MPs Jamie Maxton-Graham and Boka Kondra also criticised PNG’s inaction over the plight of their fellow Melanesians, who are an ethnic minority in Indonesia’s Papua province.
Maxton-Graham said he had been prompted to help launch and sign the PNG Charter of the International Parliamentarians for West Papua after seeing photos of atrocities on West Papuans allegedly committed by the Indonesian police and military.
“The international community and our charter says Indonesia must stop this,” Maxton-Graham said. He joined Parkop, Kondra and 50 MPs from other countries in signing the charter.
Australian Greens leader Senator Bob Brown, Greens Senator Sarah Hanson-Young and Greens MP Greg Barber are also signatories, alongside MPs from the UK, Sweden, Czech Republic, Vanuatu and New Zealand.
The charter calls for the UN to restore the “right of the indigenous people of West Papua to self-determination”.
Indonesia took formal control of the former Dutch colony in a widely criticised 1969 UN-sponsored vote among about 1000 handpicked villager elders from the Papuan region.
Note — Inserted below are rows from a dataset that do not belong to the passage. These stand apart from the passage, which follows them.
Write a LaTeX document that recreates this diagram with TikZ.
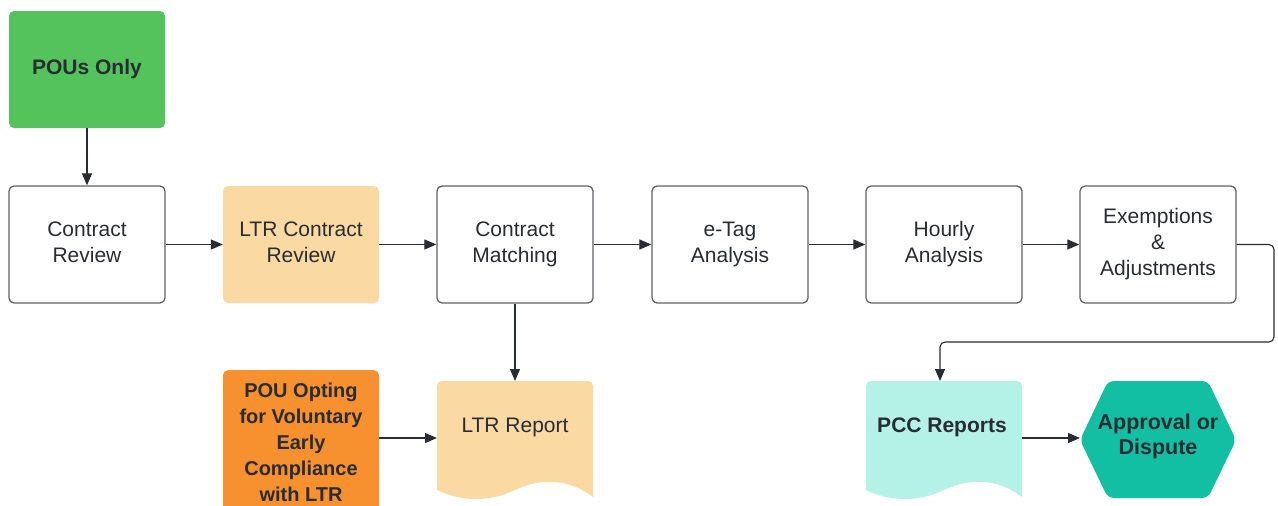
\documentclass[tikz,border=0pt]{standalone}
\usepackage{fontspec}
\setmainfont{Liberation Sans}
\usetikzlibrary{arrows.meta}
\definecolor{txt}{HTML}{282C33}
\definecolor{edge}{HTML}{5E6166}
\definecolor{gr}{HTML}{55C35B}
\definecolor{lor}{HTML}{FAD9A2}
\definecolor{orn}{HTML}{F7902F}
\definecolor{cyanl}{HTML}{B4F1E7}
\definecolor{teal}{HTML}{12BFA2}
\tikzset{
  x=1pt,y=-1pt,
  txtstyle/.style={text=txt,font=\fontsize{21}{26}\selectfont,align=center},
  plainbox/.style={txtstyle,draw=edge,line width=1.3pt,fill=white,rounded corners=5pt,minimum width=156pt,minimum height=117pt,inner sep=0pt},
  fillbox/.style={txtstyle,draw=none,rounded corners=5pt,minimum width=156pt,minimum height=117pt,inner sep=0pt},
  conn/.style={draw=txt,line width=1.1pt,-{Triangle[length=12pt,width=10pt]}},
}
\begin{document}
\begin{tikzpicture}
\clip (0,0) rectangle (1278,506);
\fill[white] (0,0) rectangle (1278,506);
% top
\node[fillbox,fill=gr,font=\fontsize{21}{26}\selectfont\bfseries] (pou) at (87,69.5) {POUs Only};
% row
\node[plainbox] (cr) at (87,244.5) {Contract\\Review\vphantom{g}};
\node[fillbox,fill=lor] (ltrcr) at (301,244.5) {LTR Contract\\Review\vphantom{g}};
\node[plainbox] (cm) at (515,244.5) {Contract\\Matching};
\node[plainbox] (et) at (730,244.5) {e-Tag\\Analysis};
\node[plainbox] (ha) at (944,244.5) {Hourly\\Analysis};
\node[plainbox] (ea) at (1158,244.5) {Exemptions\\\&\\Adjustments};
% POU opting
\node[fillbox,fill=orn,minimum height=145pt,font=\fontsize{20}{26}\selectfont\bfseries,anchor=north] (opt) at (301,370) {POU Opting\\for Voluntary\\Early\\Compliance\\with LTR};
% LTR Report document shape
\fill[lor,rounded corners=5pt] (437,490) -- (437,381) -- (593,381) [sharp corners]-- (593,497)
   .. controls (568,478) and (540,478) .. (515,490)
   .. controls (490,502) and (462,502) .. (437,490) -- cycle;
\node[txtstyle,inner sep=0pt] (ltrr) at (515,427) {LTR Report};
\coordinate (ltrrw) at (437,438);
\coordinate (ltrrn) at (515,381);
% PCC Reports
\fill[cyanl,rounded corners=5pt] (866,490) -- (866,381) -- (1022,381) [sharp corners]-- (1022,497)
   .. controls (997,478) and (969,478) .. (944,490)
   .. controls (919,502) and (891,502) .. (866,490) -- cycle;
\node[txtstyle,font=\fontsize{21}{26}\selectfont\bfseries,inner sep=0pt] (pcc) at (942,427) {PCC Reports};
\coordinate (pccn) at (940,381);
\coordinate (pcce) at (1022,438);
% hexagon
\fill[teal,rounded corners=6pt] (1080,440) -- (1108,381) -- (1208,381) -- (1236,440) -- (1208,498) -- (1108,498) -- cycle;
\node[txtstyle,font=\fontsize{21.5}{25}\selectfont\bfseries,inner sep=0pt] (ap) at (1158,436) {Approval or\\Dispute};
\coordinate (apw) at (1080,438);
% connectors
\draw[conn] (pou.south) -- (cr.north);
\draw[conn] (cr.east) -- (ltrcr.west);
\draw[conn] (ltrcr.east) -- (cm.west);
\draw[conn] (cm.east) -- (et.west);
\draw[conn] (et.east) -- (ha.west);
\draw[conn] (ha.east) -- (ea.west);
\draw[conn] (cm.south) -- (ltrrn);
\draw[conn] (opt.east |- ltrrw) -- (ltrrw);
\draw[conn] (pcce) -- (apw);
\draw[conn,rounded corners=5pt] (ea.east) -- (1274,244.5) -- (1274,342) -- (940,342) -- (pccn);
\end{tikzpicture}
\end{document}
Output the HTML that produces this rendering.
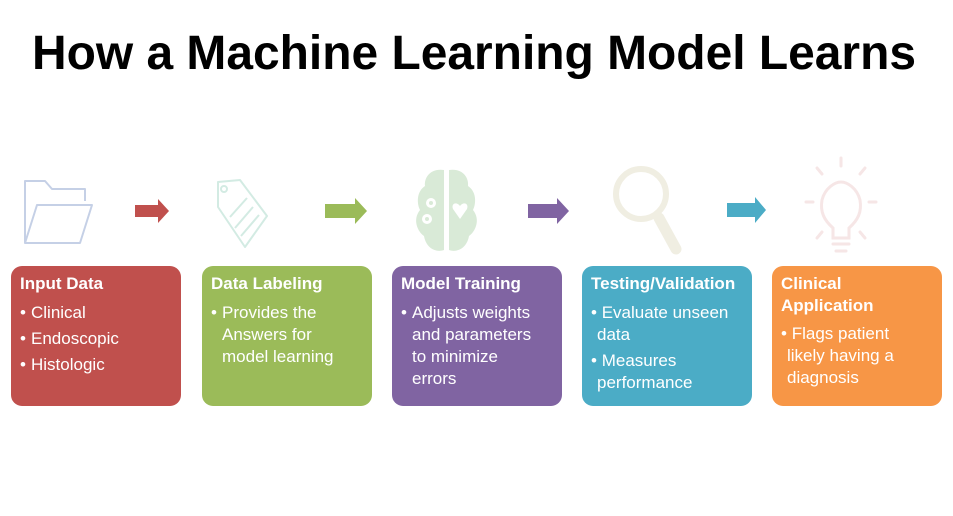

Since then Indonesia’s hardline security measures, including arrests of activists who try to fly Papua’s outlawed Morning Star flag, have helped quell the West Papua separatist movement.
But the long-running insurgency by poorly armed pro-independence guerillas continues.
It is estimated 10,000 to 20,000 West Papuans now live in PNG after they fled their homes on the Indonesian side because of few opportunities and human rights abuse.
Hundreds settled in a refugee camp near the border in PNG’s Southern Highlands region while a majority live and work in the country’s major centres like Port Moresby.